What to do:
Drop every picture. Then return, exactly, the lines from the beginning of the listing below through the one containing "[2, 4, 7, 10];".

Given data:
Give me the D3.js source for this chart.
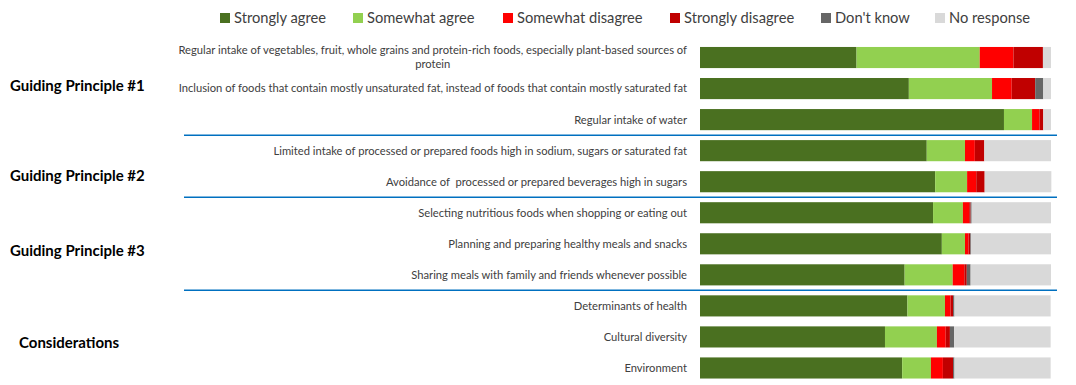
<!DOCTYPE html>
<html><head><meta charset="utf-8">
<script src="https://cdn.jsdelivr.net/npm/d3@7"></script>
<style>
html,body{margin:0;padding:0;background:#fff;}
svg{display:block;}
text{white-space:pre;}
</style></head>
<body>
<svg id="chart" width="1076" height="385"></svg>
<script>
const categories = [
  "Regular intake of vegetables, fruit, whole grains and protein-rich foods, especially plant-based sources of|protein",
  "Inclusion of foods that contain mostly unsaturated fat, instead of foods that contain mostly saturated fat",
  "Regular intake of water",
  "Limited intake of processed or prepared foods high in sodium, sugars or saturated fat",
  "Avoidance of  processed or prepared beverages high in sugars",
  "Selecting nutritious foods when shopping or eating out",
  "Planning and preparing healthy meals and snacks",
  "Sharing meals with family and friends whenever possible",
  "Determinants of health",
  "Cultural diversity",
  "Environment"
];
const seriesNames = ["Strongly agree","Somewhat agree","Somewhat disagree","Strongly disagree","Don't know","No response"];
const seriesColors = ["#4a7020","#92d050","#ff0000","#c00000","#666666","#d9d9d9"];
const stronglyAgree    = [44.6, 59.5, 86.6, 64.6, 67.0, 66.4, 68.9, 58.3, 59.1, 52.7, 57.6];
const somewhatAgree    = [35.1, 23.7,  8.0, 10.9,  9.1,  8.5,  6.6, 13.7, 10.7, 14.8,  8.2];
const somewhatDisagree = [ 9.6,  5.6,  2.1,  2.8,  2.6,  1.8,  1.0,  3.3,  1.6,  2.5,  3.4];
const stronglyDisagree = [ 8.4,  6.7,  1.1,  2.7,  2.4,  0.4,  0.5,  0.7,  0.7,  1.2,  2.9];
const dontKnow         = [ 0.0,  2.3,  0.0,  0.0,  0.0,  0.3,  0.2,  1.1,  0.4,  1.2,  0.4];
const noResponse       = [ 2.3,  2.2,  2.2, 19.0, 19.0, 22.6, 22.8, 22.9, 27.4, 27.5, 27.4];
const groupNames  = ["Guiding Principle #1","Guiding Principle #2","Guiding Principle #3","Considerations"];
const groupStart  = [0, 3, 5, 8];
const groupEnd    = [2, 4, 7, 10];

const seriesValues = [stronglyAgree, somewhatAgree, somewhatDisagree, stronglyDisagree, dontKnow, noResponse];
const rows = categories.map((c, i) => {
  const r = {cat: c};
  seriesNames.forEach((s, j) => r[s] = seriesValues[j][i]);
  return r;
});

const svg = d3.select("#chart");
const x = d3.scaleLinear().domain([0, 100]).range([700, 1051]);
const y = d3.scaleBand().domain(categories).range([42, 383.5]).paddingInner(0.32).paddingOuter(0.16);
const color = d3.scaleOrdinal().domain(seriesNames).range(seriesColors);
const stacked = d3.stack().keys(seriesNames)(rows);

svg.append("g").selectAll("g").data(stacked).join("g")
  .attr("fill", d => color(d.key))
  .selectAll("rect").data(d => d).join("rect")
  .attr("x", d => x(d[0]))
  .attr("width", d => Math.max(0, x(d[1]) - x(d[0])))
  .attr("y", d => y(d.data.cat))
  .attr("height", y.bandwidth());

// category labels
const labelFont = "Lato, 'Open Sans', sans-serif";
const lg = svg.append("g").attr("font-family", labelFont).attr("font-size", 11.2).attr("fill", "#404040");
categories.forEach(c => {
  const lines = c.split("|");
  const cy = y(c) + y.bandwidth() / 2;
  if (lines.length === 1) {
    lg.append("text").attr("x", 687).attr("y", cy).attr("dy", "0.35em").attr("text-anchor", "end").text(lines[0]);
  } else {
    const t1 = lg.append("text").attr("x", 687).attr("y", cy - 7).attr("dy", "0.35em").attr("text-anchor", "end").text(lines[0]);
    const w = t1.node().getComputedTextLength();
    lg.append("text").attr("x", 687 - w / 2).attr("y", cy + 7).attr("dy", "0.35em").attr("text-anchor", "middle").text(lines[1]);
  }
});

// separator lines between groups
const sepG = svg.append("g");
groupStart.slice(1).forEach(s => {
  const yy = (y(categories[s - 1]) + y.bandwidth() + y(categories[s])) / 2;
  sepG.append("line").attr("x1", 184).attr("x2", 1057).attr("y1", yy).attr("y2", yy)
    .attr("stroke", "#0070c0").attr("stroke-width", 1.5);
});

// group labels
const groupDy = [-3, 9.5, 7, 6];
const gg = svg.append("g").attr("font-family", labelFont).attr("font-size", 15).attr("font-weight", "bold").attr("fill", "#000");
groupNames.forEach((g, i) => {
  const cy = (y(categories[groupStart[i]]) + y(categories[groupEnd[i]]) + y.bandwidth()) / 2 + groupDy[i];
  gg.append("text").attr("x", i === 3 ? 19 : 10).attr("y", cy).attr("dy", "0.35em").text(g);
});

// legend
const legendX = [220, 353, 503, 670, 821, 935];
const leg = svg.append("g").attr("font-family", labelFont).attr("font-size", 14.7).attr("fill", "#404040");
seriesNames.forEach((s, i) => {
  leg.append("rect").attr("x", legendX[i]).attr("y", 13).attr("width", 10).attr("height", 10).attr("fill", color(s));
  leg.append("text").attr("x", legendX[i] + 14).attr("y", 18).attr("dy", "0.35em").text(s);
});
</script>
</body></html>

Written answer:
Give me the D3.js source for this chart.
<!DOCTYPE html>
<html><head><meta charset="utf-8">
<script src="https://cdn.jsdelivr.net/npm/d3@7"></script>
<style>
html,body{margin:0;padding:0;background:#fff;}
svg{display:block;}
text{white-space:pre;}
</style></head>
<body>
<svg id="chart" width="1076" height="385"></svg>
<script>
const categories = [
  "Regular intake of vegetables, fruit, whole grains and protein-rich foods, especially plant-based sources of|protein",
  "Inclusion of foods that contain mostly unsaturated fat, instead of foods that contain mostly saturated fat",
  "Regular intake of water",
  "Limited intake of processed or prepared foods high in sodium, sugars or saturated fat",
  "Avoidance of  processed or prepared beverages high in sugars",
  "Selecting nutritious foods when shopping or eating out",
  "Planning and preparing healthy meals and snacks",
  "Sharing meals with family and friends whenever possible",
  "Determinants of health",
  "Cultural diversity",
  "Environment"
];
const seriesNames = ["Strongly agree","Somewhat agree","Somewhat disagree","Strongly disagree","Don't know","No response"];
const seriesColors = ["#4a7020","#92d050","#ff0000","#c00000","#666666","#d9d9d9"];
const stronglyAgree    = [44.6, 59.5, 86.6, 64.6, 67.0, 66.4, 68.9, 58.3, 59.1, 52.7, 57.6];
const somewhatAgree    = [35.1, 23.7,  8.0, 10.9,  9.1,  8.5,  6.6, 13.7, 10.7, 14.8,  8.2];
const somewhatDisagree = [ 9.6,  5.6,  2.1,  2.8,  2.6,  1.8,  1.0,  3.3,  1.6,  2.5,  3.4];
const stronglyDisagree = [ 8.4,  6.7,  1.1,  2.7,  2.4,  0.4,  0.5,  0.7,  0.7,  1.2,  2.9];
const dontKnow         = [ 0.0,  2.3,  0.0,  0.0,  0.0,  0.3,  0.2,  1.1,  0.4,  1.2,  0.4];
const noResponse       = [ 2.3,  2.2,  2.2, 19.0, 19.0, 22.6, 22.8, 22.9, 27.4, 27.5, 27.4];
const groupNames  = ["Guiding Principle #1","Guiding Principle #2","Guiding Principle #3","Considerations"];
const groupStart  = [0, 3, 5, 8];
const groupEnd    = [2, 4, 7, 10];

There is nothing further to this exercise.